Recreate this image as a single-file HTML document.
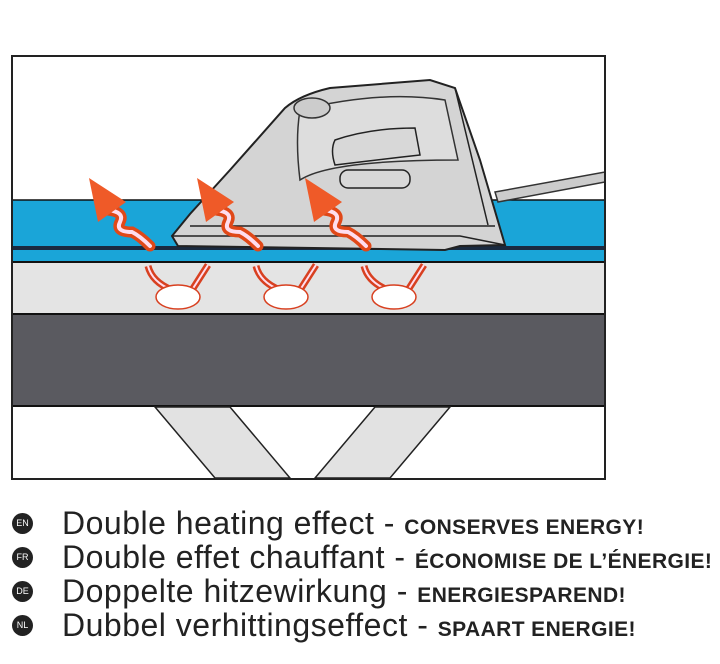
<!DOCTYPE html>
<html><head><meta charset="utf-8"><style>
body{margin:0;width:720px;height:664px;background:#fff;overflow:hidden;font-family:"Liberation Sans",sans-serif}
.l{position:absolute;left:12px;height:32px;display:flex;align-items:center;white-space:nowrap}
.b{width:21px;height:21px;border-radius:50%;background:#222;color:#fff;font-size:9px;display:flex;align-items:center;justify-content:center;margin-right:29px}
.t{font-size:32px;color:#222;letter-spacing:0.5px}
.t b{font-size:21px;letter-spacing:0.4px}
</style></head><body>
<svg width="720" height="500" style="position:absolute;left:0;top:0">
<rect x="12" y="56" width="593" height="423" fill="#fff"/>
<rect x="12" y="200" width="593" height="46" fill="#1aa5d8"/>
<rect x="12" y="246" width="593" height="4" fill="#1a2a40"/>
<rect x="12" y="250" width="593" height="12" fill="#1aa5d8"/>
<line x1="12" y1="262" x2="605" y2="262" stroke="#111" stroke-width="2"/>
<rect x="12" y="263" width="593" height="51" fill="#e4e4e4"/>
<rect x="12" y="314" width="593" height="92" fill="#5a5a60" stroke="#111" stroke-width="2"/>
<polygon points="155,407 230,407 290,478 215,478" fill="#e2e2e2" stroke="#222" stroke-width="1.5"/>
<polygon points="375,407 450,407 390,478 315,478" fill="#e2e2e2" stroke="#222" stroke-width="1.5"/>
<line x1="12" y1="200" x2="605" y2="200" stroke="#111" stroke-width="1.5"/>
<polygon points="495,192 605,172 605,182 498,202" fill="#ccc" stroke="#333" stroke-width="1.5"/>
<path d="M172,236 L190,214 L230,170 L285,108 Q300,95 330,88 L430,80 L455,88 L480,160 L505,245 L460,246 L445,250 L178,246 Z" fill="#d4d4d4" stroke="#222" stroke-width="2"/>
<path d="M172,236 L460,236 L505,245" fill="none" stroke="#222" stroke-width="1.5"/>
<path d="M190,226 L495,226" fill="none" stroke="#222" stroke-width="1.5"/>
<path d="M455,88 Q470,150 488,225" fill="none" stroke="#222" stroke-width="1.5"/>
<path d="M300,110 Q380,90 445,100 L458,160 Q330,160 300,180 Q295,140 300,110Z" fill="#ddd" stroke="#333" stroke-width="1.5"/>
<path d="M335,140 Q370,128 415,128 L420,155 Q375,160 335,165 Q330,150 335,140Z" fill="#d8d8d8" stroke="#222" stroke-width="1.5"/>
<rect x="340" y="170" width="70" height="18" rx="8" fill="#d8d8d8" stroke="#222" stroke-width="1.5"/>
<ellipse cx="312" cy="108" rx="18" ry="10" fill="#ccc" stroke="#333" stroke-width="1.5"/>
<g fill="none" stroke-linecap="round">
<g><path d="M108,210 Q125,212 120,222 Q115,232 132,232 Q140,236 150,246" stroke="#e04818" stroke-width="11"/><path d="M108,210 Q125,212 120,222 Q115,232 132,232 Q140,236 150,246" stroke="#fde" stroke-width="4"/></g>
<g transform="translate(108,0)"><path d="M108,210 Q125,212 120,222 Q115,232 132,232 Q140,236 150,246" stroke="#e04818" stroke-width="11"/><path d="M108,210 Q125,212 120,222 Q115,232 132,232 Q140,236 150,246" stroke="#fde" stroke-width="4"/></g>
<g transform="translate(216,0)"><path d="M108,210 Q125,212 120,222 Q115,232 132,232 Q140,236 150,246" stroke="#e04818" stroke-width="11"/><path d="M108,210 Q125,212 120,222 Q115,232 132,232 Q140,236 150,246" stroke="#fde" stroke-width="4"/></g>
</g>
<polygon points="89,178 126,202 98,222" fill="#ef5a28"/>
<polygon points="197,178 234,202 206,222" fill="#ef5a28"/>
<polygon points="305,178 342,202 314,222" fill="#ef5a28"/>
<g fill="none" stroke="#d84020" stroke-width="7">
<path d="M148,266 Q152,282 172,290 M208,265 L192,290"/>
<path d="M256,266 Q260,282 280,290 M316,265 L300,290"/>
<path d="M364,266 Q368,282 388,290 M424,265 L408,290"/>
</g>
<g fill="none" stroke="#fde" stroke-width="2">
<path d="M148,266 Q152,282 172,290 M208,265 L192,290"/>
<path d="M256,266 Q260,282 280,290 M316,265 L300,290"/>
<path d="M364,266 Q368,282 388,290 M424,265 L408,290"/>
</g>
<g fill="#fff" stroke="#d84020" stroke-width="1.5">
<ellipse cx="178" cy="297" rx="22" ry="12"/>
<ellipse cx="286" cy="297" rx="22" ry="12"/>
<ellipse cx="394" cy="297" rx="22" ry="12"/>
</g>
<rect x="12" y="56" width="593" height="423" fill="none" stroke="#222" stroke-width="2"/>
</svg>
<div class="l" style="top:507px"><div class="b">EN</div><div class="t">Double heating effect - <b>CONSERVES ENERGY!</b></div></div>
<div class="l" style="top:541px"><div class="b">FR</div><div class="t">Double effet chauffant - <b>ÉCONOMISE DE L’ÉNERGIE!</b></div></div>
<div class="l" style="top:575px"><div class="b">DE</div><div class="t">Doppelte hitzewirkung - <b>ENERGIESPAREND!</b></div></div>
<div class="l" style="top:609px"><div class="b">NL</div><div class="t">Dubbel verhittingseffect - <b>SPAART ENERGIE!</b></div></div>
</body></html>
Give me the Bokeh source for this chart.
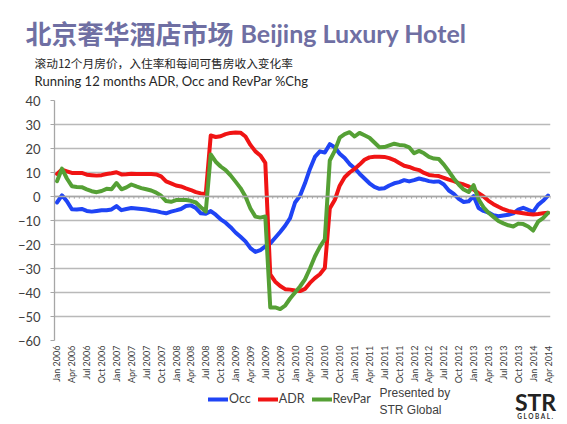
import math
from bokeh.plotting import figure
from bokeh.layouts import column
from bokeh.models import Range1d, FixedTicker, Label, Legend, LegendItem, Span
from bokeh.embed import file_html
from bokeh.resources import INLINE

# ---- data (Jan 2006 .. Apr 2014, monthly, % change) ----
tick_labels = [
    "Jan 2006", "Apr 2006", "Jul 2006", "Oct 2006",
    "Jan 2007", "Apr 2007", "Jul 2007", "Oct 2007",
    "Jan 2008", "Apr 2008", "Jul 2008", "Oct 2008",
    "Jan 2009", "Apr 2009", "Jul 2009", "Oct 2009",
    "Jan 2010", "Apr 2010", "Jul 2010", "Oct 2010",
    "Jan 2011", "Apr 2011", "Jul 2011", "Oct 2011",
    "Jan 2012", "Apr 2012", "Jul 2012", "Oct 2012",
    "Jan 2013", "Apr 2013", "Jul 2013", "Oct 2013",
    "Jan 2014", "Apr 2014",
]
tick_step = 3

occ = [
    -2.5, 0.5, -2.0, -5.3, -5.4, -5.2, -6.0, -6.3, -6.0, -5.7,
    -5.7, -5.4, -4.0, -5.7, -5.2, -4.8, -5.0, -5.2, -5.4, -5.8,
    -6.1, -6.6, -7.0, -6.3, -5.8, -5.2, -4.0, -3.7, -4.8, -7.0,
    -7.2, -6.1, -7.6, -9.5, -10.9, -12.8, -15.0, -16.8, -18.7, -21.5,
    -23.1, -22.3, -20.8, -19.5, -17.2, -14.8, -12.2, -9.0, -2.5, 0.3,
    5.5, 11.5, 16.5, 18.8, 18.3, 21.8, 20.5, 17.8, 16.0, 13.5,
    11.8, 9.5, 7.5, 5.5, 4.0, 3.2, 3.4, 4.6, 5.5, 6.0,
    6.8, 6.3, 6.8, 7.5, 7.0, 6.4, 6.1, 6.3, 5.0, 2.5,
    1.1, -1.0, -2.3, -2.0, 0.2, -4.8, -6.0, -6.7, -7.8, -8.2,
    -7.9, -7.6, -7.0, -5.5, -4.7, -5.6, -6.4, -3.5, -1.8, 0.4,
]
adr = [
    9.4, 11.2, 10.5, 9.8, 9.8, 9.8, 9.1, 8.9, 8.7, 8.9,
    9.4, 9.7, 10.1, 9.2, 9.3, 9.5, 9.4, 9.4, 9.4, 9.4,
    9.2, 8.4, 6.3, 5.5, 4.6, 4.2, 3.4, 2.7, 1.8, 1.3,
    1.1, 25.4, 24.8, 25.1, 26.0, 26.5, 26.7, 26.6, 25.0, 21.5,
    18.8, 17.1, 14.0, -32.5, -35.5, -37.3, -38.6, -38.8, -39.2, -39.4,
    -38.5, -36.0, -34.0, -32.4, -29.8, -5.0, -1.5, 4.5, 8.0, 10.0,
    11.5, 13.3, 15.3, 16.3, 16.6, 16.6, 16.5, 16.0, 15.2, 14.0,
    12.8, 12.3, 11.5, 11.0, 9.8, 9.0, 8.7, 8.5, 7.8, 7.0,
    6.4, 5.6, 5.0, 4.2, 2.9, 1.4, 0.0, -1.8, -3.2, -4.3,
    -5.3, -6.0, -6.4, -6.7, -7.0, -7.3, -7.5, -7.3, -7.0, -6.8,
]
revpar = [
    6.4, 11.6, 7.5, 4.3, 4.0, 3.9, 3.0, 2.2, 1.8, 2.3,
    3.2, 3.0, 5.6, 3.0, 3.8, 5.0, 4.2, 3.5, 3.0, 2.5,
    1.6, 0.3, -1.9, -2.2, -1.5, -1.5, -1.5, -1.8, -2.5, -4.5,
    -6.2, 17.5, 14.5, 12.5, 11.0, 8.8, 6.2, 3.5, 0.0, -5.0,
    -8.4, -8.8, -8.3, -46.2, -46.2, -46.9, -45.5, -42.5, -40.0, -37.5,
    -34.5, -30.0, -25.0, -21.0, -17.8, 15.0, 19.0, 24.5, 26.0, 26.8,
    25.0, 26.5, 25.5, 24.5, 22.5, 20.5, 20.6, 21.3, 22.0, 21.5,
    21.3, 20.5, 18.0, 19.0, 18.0, 16.5, 15.8, 15.6, 13.3, 10.5,
    7.5, 5.0, 2.9, 1.9, 4.7, -1.2, -4.5, -6.8, -8.5, -10.2,
    -11.2, -12.0, -12.5, -11.3, -11.5, -12.5, -14.2, -10.5, -9.0, -6.8,
]
series_names = ["Occ", "ADR", "RevPar"]
series_colors = ["#1f44f5", "#f01414", "#55a035"]
y_ticks = list(range(-60, 41, 10))

n = len(occ)
xs = list(range(n))

W = 567
TXT = "#404040"
TITLE = "#6f6fa3"


def no_align(f):
    if "frame_align" in f.properties():
        f.frame_align = False


def blank(height, y_top, y_bottom):
    f = figure(width=W, height=height, output_backend="svg", toolbar_location=None,
               x_range=Range1d(0, W), y_range=Range1d(y_bottom, y_top),
               x_axis_type=None, y_axis_type=None,
               min_border=0, min_border_left=0, min_border_right=0,
               min_border_top=0, min_border_bottom=0)
    f.outline_line_color = None
    f.grid.visible = False
    no_align(f)
    return f


def lab(f, text, x, y, font, size, color, bold=False, align="left"):
    f.add_layout(Label(x=x, y=y, text=text, text_font=font, text_font_size=size,
                       text_color=color, text_font_style="bold" if bold else "normal",
                       text_baseline="middle", text_align=align))


# ---- header (titles) ----
head = blank(92, 0, 92)
lab(head, "北京奢华酒店市场", 25, 32, "Noto Sans CJK SC", "26px", TITLE, bold=True)
lab(head, "Beijing Luxury Hotel", 240, 32, "Lato", "25px", TITLE, bold=True)
lab(head, "滚动12个月房价，入住率和每间可售房收入变化率", 34, 62, "Noto Sans CJK SC", "11.7px", "#262626")
lab(head, "Running 12 months ADR, Occ and RevPar %Chg", 34, 80, "Lato", "13px", "#262626")

# ---- main chart ----
p = figure(width=W, height=294, output_backend="svg", toolbar_location=None,
           x_range=Range1d(-0.5, n - 0.5), y_range=Range1d(-60, 40),
           min_border_left=54, min_border_right=17,
           min_border_top=8, min_border_bottom=44)
no_align(p)
p.outline_line_color = None
p.xgrid.visible = False
p.ygrid.grid_line_color = "#b9b9b9"
p.ygrid.grid_line_width = 1.3
p.ygrid.ticker = FixedTicker(ticks=y_ticks)

p.yaxis.ticker = FixedTicker(ticks=y_ticks)
p.yaxis.axis_line_color = "#a6a6a6"
p.yaxis.axis_line_width = 1.3
p.yaxis.major_tick_line_color = "#a6a6a6"
p.yaxis.major_tick_out = 4
p.yaxis.major_tick_in = 0
p.yaxis.minor_tick_line_color = None
p.yaxis.minor_tick_out = 0
p.yaxis.major_label_text_font = "Lato"
p.yaxis.major_label_text_font_size = "13px"
p.yaxis.major_label_text_color = TXT
p.yaxis.major_label_standoff = 10

tick_pos = list(range(0, n, tick_step))
p.xaxis.ticker = FixedTicker(ticks=tick_pos)
p.xaxis.major_label_overrides = {t: s for t, s in zip(tick_pos, tick_labels)}
p.xaxis.major_label_orientation = math.pi / 2
p.xaxis.axis_line_color = None
p.xaxis.major_tick_line_color = None
p.xaxis.minor_tick_line_color = None
p.xaxis.major_tick_out = 0
p.xaxis.major_tick_in = 0
p.xaxis.minor_tick_out = 0
p.xaxis.major_label_text_font = "Lato"
p.xaxis.major_label_text_font_size = "9px"
p.xaxis.major_label_text_color = TXT
p.xaxis.major_label_standoff = 5

# category axis line crossing at zero, with monthly tick marks
p.add_layout(Span(location=0, dimension="width", line_color="#a6a6a6", line_width=1.3))
bounds = [i - 0.5 for i in range(n + 1)]
p.segment(x0=bounds, y0=[-0.9] * len(bounds), x1=bounds, y1=[0.2] * len(bounds),
          line_color="#a6a6a6", line_width=1)

for vals, col in zip([occ, adr, revpar], series_colors):
    p.line(xs, vals, line_color=col, line_width=4, line_join="round", line_cap="round")

# ---- footer (legend, credits) ----
foot = blank(36, 386, 422)
nan = float("nan")
samples = [foot.line(x=[nan, nan], y=[nan, nan], line_color=c, line_width=4, line_cap="round")
           for c in series_colors]
legend = Legend(items=[LegendItem(label=nm, renderers=[r]) for nm, r in zip(series_names, samples)],
                orientation="horizontal", location=(208, 16),
                background_fill_alpha=0, border_line_color=None,
                padding=0, margin=0, spacing=7, label_standoff=1,
                glyph_width=20, glyph_height=14, label_height=14,
                label_text_font="Lato", label_text_font_size="12.5px",
                label_text_color=TXT)
foot.add_layout(legend)
lab(foot, "Presented by", 379, 392, "Liberation Sans", "12px", TXT)
lab(foot, "STR Global", 379, 409, "Liberation Sans", "12px", TXT)
lab(foot, "STR", 535, 401, "Lato", "23px", "#222222", bold=True, align="center")
lab(foot, "G L O B A L .", 535, 416, "Lato", "6.5px", "#333333", bold=True, align="center")

layout = column(head, p, foot, spacing=0)
open("out.html", "w").write(file_html(layout, INLINE))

* * *

Short task> Everything above from the line with "Give me the Bokeh source for this chart." through the line with "from bokeh.resources import INLINE" should be retyped exactly, and nothing else; omit pictures.

Problem solution>
Give me the Bokeh source for this chart.
import math
from bokeh.plotting import figure
from bokeh.layouts import column
from bokeh.models import Range1d, FixedTicker, Label, Legend, LegendItem, Span
from bokeh.embed import file_html
from bokeh.resources import INLINE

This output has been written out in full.